The flood cut off cleanly, by the Ka's choice.

"I touched your core." came the explanation, gentle but implacable. "I know where you came from."

The words carried no accusation. Only fact. Julian's fingers dug into the blanket.

"And?" he managed.

A warmth suffused the connection. Protective. Private.

"And it is yours." Nightmare-Eyes sent. "I will not speak it to anyone. Not unless you ask."

Julian shut his eyes for a moment. No one else knew. Not Jaden. Not Bastion. Not any teacher. Just him. And now the entity that had accidentally become part of him when it tried to keep him from burning out.

When he opened his eyes again, his voice was steadier.

"So what now?"

Nightmare-Eyes lowered its head fractionally, enough for the big eye to fall more level with his line of sight.

"Now you recover." it said. "Slowly. Properly. Without falling further."

Another brief, efficient transfer of information followed: his reserves were still below zero. He would need rest, patience, and time. Possibly external help, later, if they wanted to pull him back to real surplus instead of just hovering near empty. For now, though, the dangerous slide had been arrested.

"You will feel tired." the Ka added. "You will not crumble. Those are different states. Remember that."

Julian's muscles loosened a fraction.

"You're not… adding to the drain anymore." he said.

"Yes and no." The word carried a note of faint, almost wounded pride. "Even if I'm adding my own weight, now I'm helping carry it. That is the purpose now."

Julian glanced toward the sleeping spirits.

One of them, a tiny harpie that had feigned sleep earlier, cracked open a single eye and peered at Nightmare-Eyes warily. The Ka's presence shifted, wrapping faintly around the room like a shield instead of a weight. The little girl blinked. Relaxed. Closed its eye again.

Julian saw it all, felt it all. The intention, the control.

"Will they be okay?" he asked quietly. "With me like this?"

"They are already safer than they were yesterday." Nightmare-Eyes answered. "I will make sure the burden they place on you stays within the range your Ba can sustain."

"Even if they don't understand the math." Julian muttered.

A flicker of amusement brushed his mind.

"Not everyone needs to see the equations." the Ka replied. "Someone just has to be willing to solve them."

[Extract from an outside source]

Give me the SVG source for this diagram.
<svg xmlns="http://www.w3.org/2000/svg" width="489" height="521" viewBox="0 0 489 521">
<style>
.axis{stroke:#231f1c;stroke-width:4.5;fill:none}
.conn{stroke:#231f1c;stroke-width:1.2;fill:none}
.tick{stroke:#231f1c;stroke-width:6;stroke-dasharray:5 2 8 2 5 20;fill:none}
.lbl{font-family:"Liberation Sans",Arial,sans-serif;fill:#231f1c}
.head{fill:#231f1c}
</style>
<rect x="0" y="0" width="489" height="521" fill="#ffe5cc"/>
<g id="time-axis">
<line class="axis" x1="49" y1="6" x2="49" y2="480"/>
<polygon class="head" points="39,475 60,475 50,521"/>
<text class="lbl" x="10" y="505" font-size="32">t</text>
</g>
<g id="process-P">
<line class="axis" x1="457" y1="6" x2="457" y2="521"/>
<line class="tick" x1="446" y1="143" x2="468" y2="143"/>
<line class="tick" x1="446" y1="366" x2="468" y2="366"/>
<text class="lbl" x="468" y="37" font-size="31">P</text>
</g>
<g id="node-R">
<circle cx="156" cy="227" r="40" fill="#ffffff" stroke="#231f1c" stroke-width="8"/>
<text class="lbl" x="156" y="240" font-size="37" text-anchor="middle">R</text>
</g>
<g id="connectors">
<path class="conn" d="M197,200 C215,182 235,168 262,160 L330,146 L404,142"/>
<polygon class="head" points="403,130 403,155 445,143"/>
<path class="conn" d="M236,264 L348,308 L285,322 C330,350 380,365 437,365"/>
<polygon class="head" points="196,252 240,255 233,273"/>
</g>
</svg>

That earned a soft, disbelieving laugh out of him.

Silence settled again, but it was different now: not empty, not ominous. Full. Occupied.

His eyelids felt heavier by the second.

He looked at the card in his hand one more time. Nightmare-Eyes Restrict, immaculate where Relinquished had been scarred.

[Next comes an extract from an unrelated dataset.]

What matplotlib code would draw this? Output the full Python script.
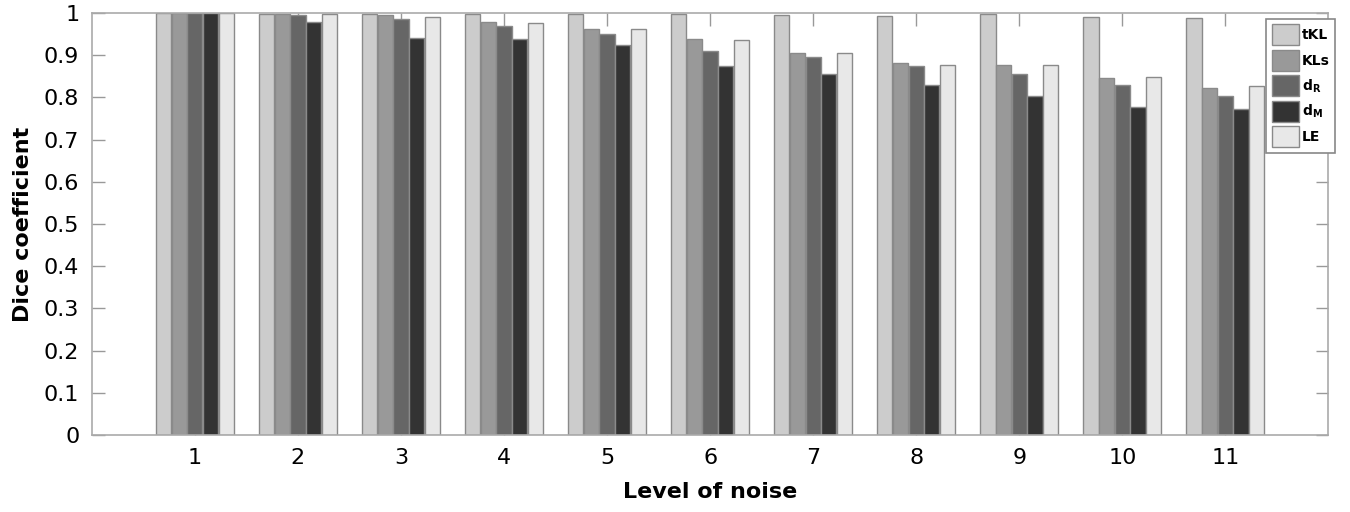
import matplotlib
matplotlib.use("Agg")
import matplotlib.pyplot as plt
import numpy as np

plt.rcParams['font.family'] = ['DejaVu Sans']
plt.rcParams['mathtext.fontset'] = 'dejavusans'

levels = [1, 2, 3, 4, 5, 6, 7, 8, 9, 10, 11]
series_names = ['tKL', 'KLs', r'd$_{\mathbf{R}}$', r'd$_{\mathbf{M}}$', 'LE']
tKL = [1.0, 0.998, 0.998, 0.998, 0.998, 0.996, 0.994, 0.993, 0.998, 0.991, 0.987]
KLs = [1.0, 0.998, 0.994, 0.979, 0.961, 0.938, 0.904, 0.882, 0.876, 0.845, 0.823]
dR = [1.0, 0.994, 0.986, 0.968, 0.950, 0.910, 0.895, 0.873, 0.856, 0.829, 0.803]
dM = [1.0, 0.979, 0.941, 0.939, 0.924, 0.874, 0.855, 0.829, 0.803, 0.778, 0.773]
LE = [1.0, 0.998, 0.989, 0.977, 0.961, 0.936, 0.906, 0.876, 0.876, 0.847, 0.827]
colors = ['#cccccc', '#999999', '#666666', '#333333', '#e8e8e8']
yticks = [0, 0.1, 0.2, 0.3, 0.4, 0.5, 0.6, 0.7, 0.8, 0.9, 1]
ytick_labels = ['0', '0.1', '0.2', '0.3', '0.4', '0.5', '0.6', '0.7', '0.8', '0.9', '1']

fig = plt.figure(figsize=(13.5, 5.12), dpi=100)
ax = fig.add_axes([0.068, 0.150, 0.916, 0.825])

x = np.array(levels, dtype=float)
data = [tKL, KLs, dR, dM, LE]
w = 0.148
offs = (np.arange(5) - 2) * 0.152
for i, (vals, c, name) in enumerate(zip(data, colors, series_names)):
    ax.bar(x + offs[i], vals, width=w, color=c, edgecolor='#8a8a8a',
           linewidth=1.0, label=name, zorder=2)

ax.set_xlim(0, 12)
ax.set_ylim(0, 1)
ax.set_xticks(levels)
ax.set_xticklabels([str(v) for v in levels])
ax.set_yticks(yticks)
ax.set_yticklabels(ytick_labels)
ax.tick_params(direction='in', length=9, width=1.0, color='#999999',
               labelsize=16, top=True, right=True, pad=9)
for s in ax.spines.values():
    s.set_color('#aaaaaa')
    s.set_linewidth(1.2)

ax.set_xlabel('Level of noise', fontsize=16, fontweight='bold', labelpad=10)
ax.set_ylabel('Dice coefficient', fontsize=16, fontweight='bold', labelpad=8)

leg = ax.legend(loc='upper right', bbox_to_anchor=(1.0055, 0.986),
                prop={'size': 10, 'weight': 'bold'}, handlelength=1.95,
                handleheight=1.95, labelspacing=0.32, handletextpad=0.2,
                borderpad=0.4, borderaxespad=0.0, fancybox=False,
                framealpha=1.0, edgecolor='#888888')
leg.get_frame().set_linewidth(1.2)

fig.savefig('out.png', dpi=100)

"Is the card… you?" he asked, voice already sliding toward sleep.

"It is a door." came the answer. "A focus. A way for this reality to understand that I exist."

Images followed: him drawing the card, summoning it one day. The way their connection would manifest in a duel, not as a wild spirit lashing out, but as something honed, precise, terrifyingly aligned with him.

Julian's grip loosened. He set the card gently back against the deck box, where it caught the moonlight and threw it back in a thin, sharp line.

His gaze drifted back to the end of the bed.

Nightmare-Eyes hadn't moved much. It didn't need to. Presence was enough.

"Stay?" Julian asked, not sure why he needed to.

The affirmation came before the word was fully formed.

"I am not going anywhere, Julian." A beat. "Where would I even go?"

That drew another tired huff out of him.

His body, both physical and spiritual, finally decided it had reached its limit for the day. The mattress under him became impossibly comfortable. The distant hum of the dorm faded.

As he sank back into the pillow, the connection flared one last time: gentle, deliberate.

This time, the imprint wasn't diagrams or memories or plans.

It was simple: the sensation of a steady hand, larger than his, closing around his like a promise.

Guardianship. Partnership. The wordless certainty that if the ground tilted again, he wouldn't be the only one balancing on it.

Julian let go.

Sleep claimed him without struggle.

At the foot of the bed, Nightmare-Eyes watched over the small, floating shapes and the boy at their center. The spirit and the human it now belonged to, inextricably, undeniably, and kept the currents running between them from ever slipping into that type of chaos again.